Required work:
Begin at the line that holds "Reproduce this diagram with TikZ." and retype every line through the end of the material, both included. Leave out the pictures.

Records excerpted from a collection:
==============================

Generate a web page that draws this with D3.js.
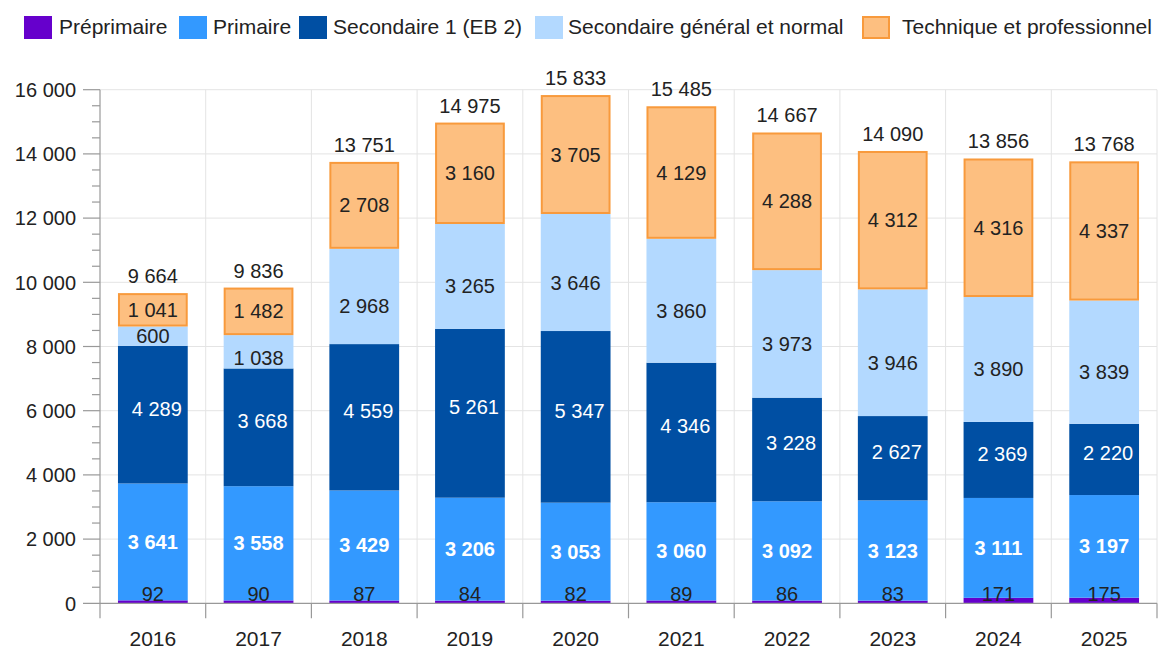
<!DOCTYPE html>
<html>
<head>
<meta charset="utf-8">
<script src="https://cdn.jsdelivr.net/npm/d3@7"></script>
<style>
  html, body { margin: 0; padding: 0; background: #fff; }
  svg { display: block; font-family: "Liberation Sans", Arial, sans-serif; }
</style>
</head>
<body>
<svg id="chart" width="1161" height="649"></svg>
<script>
const years = ["2016","2017","2018","2019","2020","2021","2022","2023","2024","2025"];
const seriesNames = ["Préprimaire","Primaire","Secondaire 1 (EB 2)","Secondaire général et normal","Technique et professionnel"];
const preprimaire = [92, 90, 87, 84, 82, 89, 86, 83, 171, 175];
const primaire = [3641, 3558, 3429, 3206, 3053, 3060, 3092, 3123, 3111, 3197];
const secondaire1 = [4289, 3668, 4559, 5261, 5347, 4346, 3228, 2627, 2369, 2220];
const secondaireGeneral = [600, 1038, 2968, 3265, 3646, 3860, 3973, 3946, 3890, 3839];
const technique = [1041, 1482, 2708, 3160, 3705, 4129, 4288, 4312, 4316, 4337];
const totals = [9664, 9836, 13751, 14975, 15833, 15485, 14667, 14090, 13856, 13768];
const yTicks = [0, 2000, 4000, 6000, 8000, 10000, 12000, 14000, 16000];

(function () {
const colors = ["#6600cc", "#3399ff", "#004fa3", "#b3d9ff", "#fdbf80"];
const labelColors = ["#222", "#fff", "#fff", "#222", "#222"];
const labelWeights = ["normal", "bold", "normal", "normal", "normal"];
const seriesValues = [preprimaire, primaire, secondaire1, secondaireGeneral, technique];

const svg = d3.select("#chart");
const pLeft = 100, pRight = 1157, pTop = 89.7, pBottom = 603.3;

const x = d3.scaleBand().domain(years).range([pLeft, pRight]).paddingInner(0.34).paddingOuter(0.17);
const y = d3.scaleLinear().domain([0, 16000]).range([pBottom, pTop]);
const fmt = v => d3.format(",")(v).replace(/,/g, " ");

// gridlines
const g = svg.append("g");
g.selectAll("line.h").data(yTicks.filter(t => t > 0)).join("line")
  .attr("x1", pLeft).attr("x2", pRight)
  .attr("y1", d => y(d)).attr("y2", d => y(d))
  .attr("stroke", "#e4e4e4").attr("stroke-width", 1);
const step = x.step();
const bounds = d3.range(1, years.length + 1).map(i => pLeft + i * step);
g.selectAll("line.v").data(bounds).join("line")
  .attr("x1", d => d).attr("x2", d => d)
  .attr("y1", pTop).attr("y2", pBottom)
  .attr("stroke", "#e4e4e4").attr("stroke-width", 1);

// stacked data
const table = years.map((yr, i) => {
  const o = { year: yr };
  seriesNames.forEach((s, k) => o[s] = seriesValues[k][i]);
  return o;
});
const stack = d3.stack().keys(seriesNames)(table);

stack.forEach((layer, k) => {
  const isTech = k === 4;
  svg.append("g").selectAll("rect").data(layer).join("rect")
    .attr("x", d => x(d.data.year) + (isTech ? 1 : 0))
    .attr("width", x.bandwidth() - (isTech ? 2 : 0))
    .attr("y", d => y(d[1]) + (isTech ? 1 : 0))
    .attr("height", d => Math.max(0, y(d[0]) - y(d[1]) - (isTech ? 2 : 0)))
    .attr("fill", colors[k])
    .attr("stroke", isTech ? "#f89a3c" : "none")
    .attr("stroke-width", isTech ? 2 : 0);
});

// axes
const axisColor = "#999";
svg.append("line").attr("x1", pLeft).attr("x2", pLeft).attr("y1", pTop).attr("y2", pBottom + 15)
  .attr("stroke", axisColor).attr("stroke-width", 1.2);
svg.append("line").attr("x1", pLeft - 17).attr("x2", pRight).attr("y1", pBottom).attr("y2", pBottom)
  .attr("stroke", axisColor).attr("stroke-width", 1.2);
svg.append("g").selectAll("line").data(bounds).join("line")
  .attr("x1", d => d).attr("x2", d => d).attr("y1", pBottom).attr("y2", pBottom + 15)
  .attr("stroke", axisColor).attr("stroke-width", 1.2);
const minor = d3.range(500, 16001, 500);
svg.append("g").selectAll("line").data(minor).join("line")
  .attr("x1", d => (d % 2000 === 0) ? pLeft - 17 : pLeft - 8).attr("x2", pLeft)
  .attr("y1", d => y(d)).attr("y2", d => y(d))
  .attr("stroke", axisColor).attr("stroke-width", 1.2);

svg.append("g").selectAll("text").data(yTicks).join("text")
  .attr("x", 76).attr("y", d => y(d)).attr("dy", "0.36em")
  .attr("text-anchor", "end").attr("font-size", 20).attr("fill", "#222")
  .text(d => fmt(d));

svg.append("g").selectAll("text").data(years).join("text")
  .attr("x", d => x(d) + x.bandwidth() / 2).attr("y", 646)
  .attr("text-anchor", "middle").attr("font-size", 21).attr("fill", "#222")
  .text(d => d);

// segment labels
stack.forEach((layer, k) => {
  svg.append("g").selectAll("text").data(layer).join("text")
    .attr("x", d => x(d.data.year) + x.bandwidth() / 2 + (k === 2 ? 4 : 0))
    .attr("y", d => {
      const y0 = y(d[0]), y1 = y(d[1]), c = (y0 + y1) / 2, h = y0 - y1;
      if (k === 0) return pBottom - 2;
      if (k === 2) return c - 6 + 7;
      if (k === 3) return c + Math.min(10, (h - 20) / 2) + 7;
      return c + 7;
    })
    .attr("text-anchor", "middle").attr("font-size", 20)
    .attr("font-weight", labelWeights[k]).attr("fill", labelColors[k])
    .text(d => fmt(d.data[seriesNames[k]]));
});

// totals
svg.append("g").selectAll("text").data(years).join("text")
  .attr("x", d => x(d) + x.bandwidth() / 2)
  .attr("y", (d, i) => y(d3.sum(seriesValues, s => s[i])) - 10)
  .attr("text-anchor", "middle").attr("font-size", 20).attr("fill", "#222")
  .text((d, i) => fmt(totals[i]));

// legend
const legendX = [[24, 59], [179, 213], [299, 333], [535, 568], [862, 902]];
const lg = svg.append("g");
seriesNames.forEach((s, k) => {
  lg.append("rect").attr("x", legendX[k][0] + (k === 4 ? 1 : 0)).attr("y", 16 + (k === 4 ? 1 : 0))
    .attr("width", 28 - (k === 4 ? 2 : 0)).attr("height", 23 - (k === 4 ? 2 : 0))
    .attr("fill", colors[k])
    .attr("stroke", k === 4 ? "#f89a3c" : "none").attr("stroke-width", 2);
  lg.append("text").attr("x", legendX[k][1]).attr("y", 34)
    .attr("font-size", 21).attr("fill", "#222").text(s);
});
})();
</script>
</body>
</html>
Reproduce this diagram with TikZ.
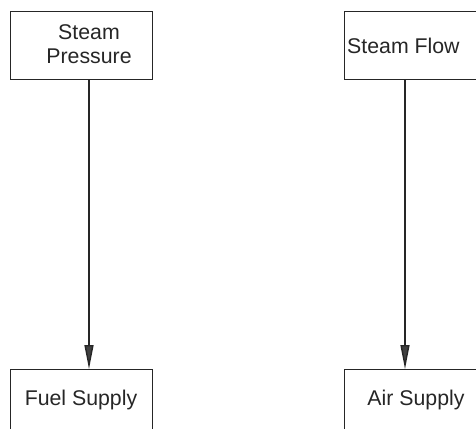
\documentclass[tikz,border=0pt]{standalone}
\usepackage{fontspec}
\setmainfont{Liberation Sans}
\usetikzlibrary{arrows.meta,positioning}

\begin{document}
\begin{tikzpicture}[x=1pt,y=-1pt,
	box/.style={draw=black!85, line width=1.2pt, anchor=north west, minimum width=142pt, minimum height=68pt, inner sep=0pt},
	lbl/.style={font=\fontsize{21.3}{24}\selectfont, text=black!85, inner sep=0pt, align=center},
	flow/.style={draw=black!85, line width=1.4pt, -{Triangle[length=24pt,width=9pt,fill=black!75]}}]
	%% frame
	\useasboundingbox (0,0) rectangle (476,428);
	\clip (0,0) rectangle (476,428);
	%% boxes
	\node[box] (press) at (10,11) {};
	\node[box, minimum width=150pt] (sflow) at (344,11) {};
	\node[box] (fuel) at (10,369) {};
	\node[box, minimum width=150pt] (air) at (344,369) {};
	%% texts
	\node[lbl, anchor=base] (presst) at (89,63.3) {Steam\\Pressure};
	\node[lbl, anchor=base west] (sflowt) at (347,53.3) {Steam Flow};
	\node[lbl, anchor=base] (fuelt) at (81,405) {Fuel Supply};
	\node[lbl, anchor=base] (airt) at (416,405) {Air Supply};
	%% connectors
	\coordinate (pressout) at (89,79);
	\coordinate (sflowout) at (405,79);
	\draw[flow] (pressout) -- (pressout |- fuel.north);
	\draw[flow] (sflowout) -- (sflowout |- air.north);
\end{tikzpicture}
\end{document}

==============================

Exercise output:
Reproduce this diagram with TikZ.
\documentclass[tikz,border=0pt]{standalone}
\usepackage{fontspec}
\setmainfont{Liberation Sans}
\usetikzlibrary{arrows.meta,positioning}

\begin{document}
\begin{tikzpicture}[x=1pt,y=-1pt,
	box/.style={draw=black!85, line width=1.2pt, anchor=north west, minimum width=142pt, minimum height=68pt, inner sep=0pt},
	lbl/.style={font=\fontsize{21.3}{24}\selectfont, text=black!85, inner sep=0pt, align=center},
	flow/.style={draw=black!85, line width=1.4pt, -{Triangle[length=24pt,width=9pt,fill=black!75]}}]
	%% frame
	\useasboundingbox (0,0) rectangle (476,428);
	\clip (0,0) rectangle (476,428);
	%% boxes
	\node[box] (press) at (10,11) {};
	\node[box, minimum width=150pt] (sflow) at (344,11) {};
	\node[box] (fuel) at (10,369) {};
	\node[box, minimum width=150pt] (air) at (344,369) {};
	%% texts
	\node[lbl, anchor=base] (presst) at (89,63.3) {Steam\\Pressure};
	\node[lbl, anchor=base west] (sflowt) at (347,53.3) {Steam Flow};
	\node[lbl, anchor=base] (fuelt) at (81,405) {Fuel Supply};
	\node[lbl, anchor=base] (airt) at (416,405) {Air Supply};
	%% connectors
	\coordinate (pressout) at (89,79);
	\coordinate (sflowout) at (405,79);
	\draw[flow] (pressout) -- (pressout |- fuel.north);
	\draw[flow] (sflowout) -- (sflowout |- air.north);
\end{tikzpicture}
\end{document}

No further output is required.